- Court: 9th Circuit Court of Appeals Archives
- Area(s) of Law: Immigration
- Date Filed: 03-14-2013
- Case #: 11-15398
- Judge(s)/Court Below: District Judge Duffy for the Court; Circuit Judges Gould and M.D. Smith.
- Full Text Opinion
Silva Mamigonian, a native and citizen of Armenia, was paroled into the United States in 2002 and married a US citizen in 2003. She filed for adjustment of status to lawful permanent resident in 2005, and was denied adjustment in 2007. Her second adjustment application was denied in 2009. In 2010 she filed to reopen proceedings, and after denial she filed a third adjustment application.
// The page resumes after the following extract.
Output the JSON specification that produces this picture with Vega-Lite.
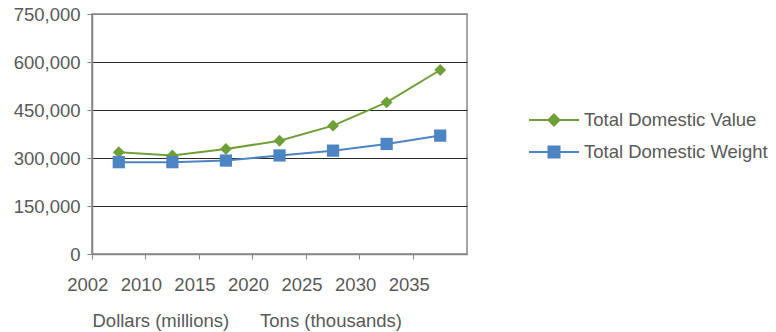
{
  "$schema": "https://vega.github.io/schema/vega-lite/v6.json",
  "width": 375,
  "height": 240,
  "autosize": {"type": "none"},
  "padding": {"left": 92, "top": 14, "right": 309, "bottom": 78},
  "background": "white",
  "config": {
    "font": "Liberation Sans",
    "view": {"stroke": "#868686", "strokeWidth": 1.5}
  },
  "data": {
    "values": [
      {"year": "2002", "series": "Total Domestic Value", "value": 318000},
      {"year": "2010", "series": "Total Domestic Value", "value": 308000},
      {"year": "2015", "series": "Total Domestic Value", "value": 328000},
      {"year": "2020", "series": "Total Domestic Value", "value": 354000},
      {"year": "2025", "series": "Total Domestic Value", "value": 401000},
      {"year": "2030", "series": "Total Domestic Value", "value": 474000},
      {"year": "2035", "series": "Total Domestic Value", "value": 575000},
      {"year": "2002", "series": "Total Domestic Weight", "value": 287000},
      {"year": "2010", "series": "Total Domestic Weight", "value": 287000},
      {"year": "2015", "series": "Total Domestic Weight", "value": 292000},
      {"year": "2020", "series": "Total Domestic Weight", "value": 308000},
      {"year": "2025", "series": "Total Domestic Weight", "value": 323000},
      {"year": "2030", "series": "Total Domestic Weight", "value": 344000},
      {"year": "2035", "series": "Total Domestic Weight", "value": 370000}
    ]
  },
  "encoding": {
    "x": {
      "field": "year",
      "type": "ordinal",
      "sort": null,
      "scale": {"type": "band", "paddingInner": 0, "paddingOuter": 0},
      "axis": {
        "bandPosition": 0,
        "labelAngle": 0,
        "labelAlign": "center",
        "labelOffset": -31,
        "labelFontSize": 18.5,
        "labelColor": "#595959",
        "labelPadding": 16,
        "tickSize": 5,
        "tickColor": "#868686",
        "domainColor": "#868686",
        "domainWidth": 1.5,
        "grid": false,
        "title": "Dollars (millions)\u00a0\u00a0\u00a0\u00a0\u00a0\u00a0Tons (thousands)",
        "titleAnchor": "start",
        "titleAlign": "left",
        "titleFontSize": 18.5,
        "titleFontWeight": "normal",
        "titleColor": "#595959",
        "titlePadding": 18
      }
    },
    "y": {
      "field": "value",
      "type": "quantitative",
      "scale": {"domain": [0, 750000], "nice": false},
      "axis": {
        "values": [0, 150000, 300000, 450000, 600000, 750000],
        "format": ",.0f",
        "title": null,
        "labelFontSize": 18.5,
        "labelColor": "#595959",
        "labelPadding": 7,
        "tickSize": 5,
        "tickColor": "#868686",
        "domainColor": "#868686",
        "domainWidth": 1.5,
        "gridColor": {"condition": {"test": "datum.value === 0 || datum.value === 750000", "value": "#868686"}, "value": "#2a2a2a"},
        "gridOpacity": 1
      }
    },
    "color": {
      "field": "series",
      "type": "nominal",
      "scale": {"domain": ["Total Domestic Value", "Total Domestic Weight"], "range": ["#6FA038", "#4D84C4"]},
      "legend": {
        "orient": "none",
        "legendX": 451,
        "legendY": 95,
        "title": null,
        "padding": 0,
        "symbolType": "M-2.5,0H2.5",
        "symbolSize": 400,
        "symbolStrokeWidth": 2,
        "symbolOpacity": 1,
        "labelFontSize": 18.5,
        "labelColor": "#595959",
        "labelOffset": 19,
        "labelLimit": 400,
        "rowPadding": 11,
        "encode": {
          "symbols": {
            "update": {
              "shape": {"signal": "datum.value === 'Total Domestic Value' ? 'M-2.5,0H2.5M0,-0.55L0.55,0L0,0.55L-0.55,0Z' : 'M-2.5,0H2.5M-0.55,-0.55H0.55V0.55H-0.55Z'"},
              "fill": {"signal": "datum.value === 'Total Domestic Value' ? '#6FA038' : '#4D84C4'"},
              "stroke": {"signal": "datum.value === 'Total Domestic Value' ? '#6FA038' : '#4D84C4'"},
              "opacity": {"value": 1}
            }
          }
        }
      }
    }
  },
  "layer": [
    {"mark": {"type": "line", "strokeWidth": 2}},
    {
      "transform": [{"filter": "datum.series === 'Total Domestic Value'"}],
      "mark": {"type": "point", "filled": true, "opacity": 1, "shape": "diamond", "size": 140}
    },
    {
      "transform": [{"filter": "datum.series === 'Total Domestic Weight'"}],
      "mark": {"type": "point", "filled": true, "opacity": 1, "shape": "square", "size": 150}
    }
  ]
}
This application was also denied, but the second and third applications were reopened on January 10, 2011 and February 3, 2011. While these applications were open, she filed a district court petition seeking habeas relief to enjoin her deportation, a reversal of her first adjustment application, and an order to the United States Citizenship and Immigration Service (“USCIS”) to approve her second and third adjustment applications. The district court dismissed for lack of jurisdiction. The Ninth Circuit held that the REAL ID Act precludes aliens such as Mamigonian from seeking habeas relief for orders of removal in district courts. Additionally, there was no final agency action on the second and third adjustment applications, which were reopened and pending when Mamigonian filed her district court complaint. Any mandamus action was then mooted when the agency issued its final decision. However, the panel held that district courts have jurisdiction to hear cases challenging final agency determinations of immigration benefits listed in 8 U.S.C. § 1252(a)(20)(B)(i) made on non-discretionary grounds, so long as there are no pending removal proceedings in which the alien could apply for such benefits, because the REAL ID Act did not demonstrate congressional intent to abrogate that rule as announced in Montero-Martinez v. Ashcroft. Therefore, the district court now has the jurisdiction to hear Mamigonian’s claim. Additionally, the panel declined to convert her appeal into a petition, and additionally declined to dismiss her claim under the fugitive disentitlement doctrine because her whereabouts were known to counsel, the Department of Homeland Security, and the court. AFFIRMED.